At the end of Bitter Ash, Laurie’s loneliness, emphasized by the camera pulling away, underscores her isolation but also her unique responsibility in a world of irresponsibility. While the lack of a happy ending may seem disappointing, it highlights her awareness in an unaware world. In contrast, Out of the Blue ends in total darkness, reflecting the insecurity of the time and possibly contributing to the rise of conservatism. The film feels deeply American, echoing national concerns. As the Easy Rider ad put it, “A man went looking for America and couldn’t find it anywhere.” But in Out of Blue's Vancouver, one might quietly say, “We can find it everywhere.” Both films depict irresponsibility leading to chaos and family breakdown.

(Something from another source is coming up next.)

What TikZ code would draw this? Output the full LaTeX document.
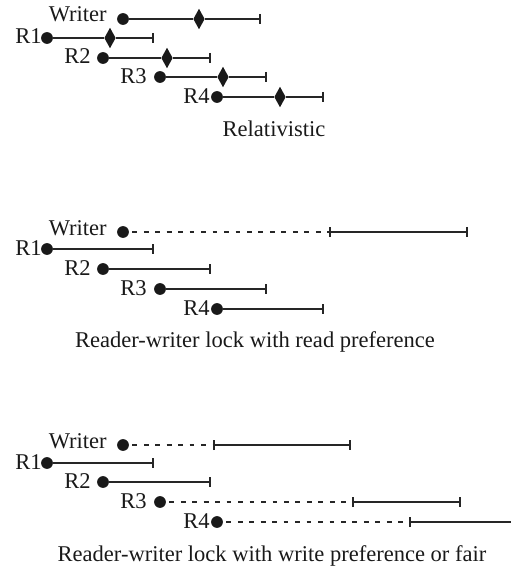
\documentclass[tikz,border=0pt]{standalone}
\usepackage{fontspec}
\setmainfont{Liberation Serif}
\usetikzlibrary{shapes.geometric,arrows.meta}
\begin{document}
\begin{tikzpicture}[x=0.75pt,y=-0.75pt,
  font=\fontsize{16.9pt}{20pt}\selectfont,
  dot/.style={circle,fill=black!90,draw=none,minimum size=8.8pt,inner sep=0pt},
  dia/.style={diamond,fill=black!90,draw=none,minimum width=8.6pt,minimum height=15.5pt,inner sep=0pt},
  lbl/.style={inner sep=0pt,anchor=base east,text=black!90},
  captext/.style={inner sep=0pt,anchor=base,text=black!90},
  seg/.style={line width=1.2pt,draw=black!85},
  endbar/.style={seg,-{Bar[width=7.5pt,line width=1.4pt]}},
  bothbar/.style={seg,{Bar[width=7.5pt,line width=1.4pt]}-{Bar[width=7.5pt,line width=1.4pt]}},
  startbar/.style={seg,{Bar[width=7.5pt,line width=1.4pt]}-},
  wait/.style={line width=1.2pt,draw=black!85,dash pattern=on 3.6pt off 5pt,dash phase=6.2pt}
]
\useasboundingbox (0,0) rectangle (511,573);

% ---------- Panel 1: Relativistic ----------
\node[dot] (w1) at (123,19) {};
\node[dia] (w1d) at (199,19) {};
\coordinate (w1e) at (261,19);
\node[lbl] (w1l) at (107,22) {Writer};
\draw[seg] (w1) -- (w1d);
\draw[endbar] (w1d) -- (w1e);

\node[dot] (a1) at (47,38) {};
\node[dia] (a1d) at (110,38) {};
\coordinate (a1e) at (154,38);
\node[lbl] (a1l) at (42,44) {R1};
\draw[seg] (a1) -- (a1d);
\draw[endbar] (a1d) -- (a1e);

\node[dot] (a2) at (103,58) {};
\node[dia] (a2d) at (167,58) {};
\coordinate (a2e) at (211,58);
\node[lbl] (a2l) at (91,64) {R2};
\draw[seg] (a2) -- (a2d);
\draw[endbar] (a2d) -- (a2e);

\node[dot] (a3) at (160,77) {};
\node[dia] (a3d) at (223,77) {};
\coordinate (a3e) at (267,77);
\node[lbl] (a3l) at (147,84) {R3};
\draw[seg] (a3) -- (a3d);
\draw[endbar] (a3d) -- (a3e);

\node[dot] (a4) at (217,97) {};
\node[dia] (a4d) at (280,97) {};
\coordinate (a4e) at (324,97);
\node[lbl] (a4l) at (210,104) {R4};
\draw[seg] (a4) -- (a4d);
\draw[endbar] (a4d) -- (a4e);

\node[captext] (c1) at (274,137) {Relativistic};

% ---------- Panel 2: read preference ----------
\node[dot] (w2) at (123,232) {};
\coordinate (w2m) at (329,232);
\coordinate (w2e) at (468,232);
\node[lbl] (w2l) at (107,235) {Writer};
\draw[wait] (w2) -- (w2m);
\draw[bothbar] (w2m) -- (w2e);

\node[dot] (b1) at (47,249) {};
\coordinate (b1e) at (154,249);
\node[lbl] (b1l) at (42,255) {R1};
\draw[endbar] (b1) -- (b1e);

\node[dot] (b2) at (103,269) {};
\coordinate (b2e) at (211,269);
\node[lbl] (b2l) at (91,275) {R2};
\draw[endbar] (b2) -- (b2e);

\node[dot] (b3) at (160,289) {};
\coordinate (b3e) at (267,289);
\node[lbl] (b3l) at (147,295) {R3};
\draw[endbar] (b3) -- (b3e);

\node[dot] (b4) at (217,309) {};
\coordinate (b4e) at (324,309);
\node[lbl] (b4l) at (210,315) {R4};
\draw[endbar] (b4) -- (b4e);

\node[captext] (c2) at (255,347) {Reader-writer lock with read preference};

% ---------- Panel 3: write preference or fair ----------
\node[dot] (w3) at (123,445) {};
\coordinate (w3m) at (213,445);
\coordinate (w3e) at (351,445);
\node[lbl] (w3l) at (107,448) {Writer};
\draw[wait] (w3) -- (w3m);
\draw[bothbar] (w3m) -- (w3e);

\node[dot] (d1) at (47,463) {};
\coordinate (d1e) at (154,463);
\node[lbl] (d1l) at (42,469) {R1};
\draw[endbar] (d1) -- (d1e);

\node[dot] (d2) at (103,482) {};
\coordinate (d2e) at (211,482);
\node[lbl] (d2l) at (91,488) {R2};
\draw[endbar] (d2) -- (d2e);

\node[dot] (d3) at (160,502) {};
\coordinate (d3m) at (352,502);
\coordinate (d3e) at (461,502);
\node[lbl] (d3l) at (147,508) {R3};
\draw[wait] (d3) -- (d3m);
\draw[bothbar] (d3m) -- (d3e);

\node[dot] (d4) at (217,522) {};
\coordinate (d4m) at (409,522);
\coordinate (d4e) at (511,522);
\node[lbl] (d4l) at (210,528) {R4};
\draw[wait] (d4) -- (d4m);
\draw[startbar] (d4m) -- (d4e);

\node[captext] (c3) at (272,561) {Reader-writer lock with write preference or fair};
\end{tikzpicture}
\end{document}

Viewing them together suggests that Larry Kent’s film, with its warning about irresponsibility in the early 1960s, predicted the urban and familial situation in Dennis Hopper’s film from the early 1980s, which advocates a return to traditional conservative values. The contrasting representations of Vancouver in Bitter Ash and Out of the Blue show a larger change in cinematic style and cultural attitude. In Bitter Ash, Vancouver is not shown very clearly, but it is still present as a real city in the background. The characters try to escape from it, just like many people in the 1960s counterculture who rejected the idea of a growing, modern city and preferred to live closer to nature. In Out of the Blue, although Vancouver is more visible on screen, it becomes a nameless and generic setting, reflecting the city's shift toward becoming “Hollywood North” and embracing the mainstream values that Bitter Ash and its characters once resisted. Together, these two films show how Vancouver has changed—not only in real life, but also in the way it is used in Canadian cinema.